Q: I am 24 and have coverage through my father’s employer. But I could buy my own insurance in the exchange instead. What are the pros and cons?

A. First, compare the costs:

  • Depending on how your father’s employer structures benefits, and whether there are other family members covered on the plan, there may or may not be an additional premium taken out of your father’s paycheck to cover you. Removing you from his plan might save him money on premiums each month, or it might not — he would need to check with his human resources department to find out.
  • If you shop in the exchange, your eligibility for subsidies is based on household income. If your father claims you as a dependent on his tax return, his income (and the rest of his household’s income) would be counted in determining whether you’re eligible for subsidies in the exchange. But if you file your own taxes, your household income would be based on the income on your own return.
  • Be sure to compare the non-premium costs of the various options too. Consider the deductible, copays, coinsurance, and out-of-pocket maximum on the plan through your father’s employer, and how it compares with the options you could get on your own.

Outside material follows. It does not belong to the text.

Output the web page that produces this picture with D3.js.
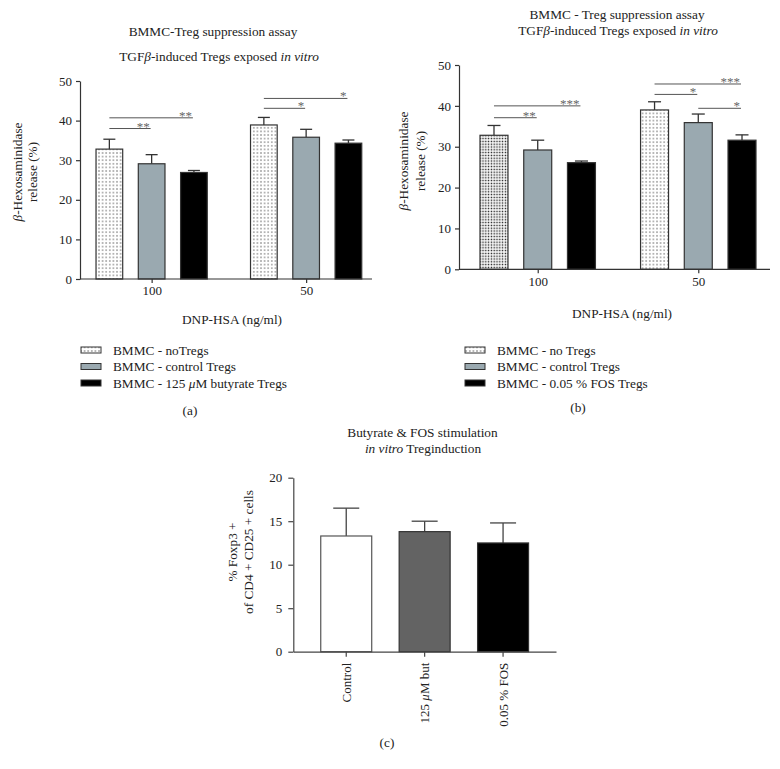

Then find out the details of the provider network for your father’s plan. Can you go out of network? How much more would it cost? If your father’s plan is limited to local medical providers and you live far away, that might be a reason to get your own plan instead.

If you’re married, your father’s plan does not have to cover your spouse. You can remain on your father’s plan until you turn 26 — even if you’re married — but your spouse would have to get a separate policy.

Finally, keep in mind that if you become pregnant, your father’s plan may not cover maternity care for you. His plan is almost certainly required to cover maternity for employees and spouses, but that provision does not apply to employees’ children. Prenatal care is covered for dependents, but the cost of the labor and delivery could be out-of-pocket. If you get your own plan, it will cover maternity.

You can only enroll in a plan in the individual market during the annual open enrollment period (with coverage effective January 1), or if you experience a qualifying event that triggers a special enrollment period. So you cannot drop off your father’s plan anytime you like and switch to an individual market plan. Note, however, that if your father’s plan doesn’t follow the calendar year (ie, it renews on a date other than January 1), you’d be eligible for a special enrollment period to buy a plan in the exchange when your father’s plan renews [see CFR 15.420(d)(1)(ii)].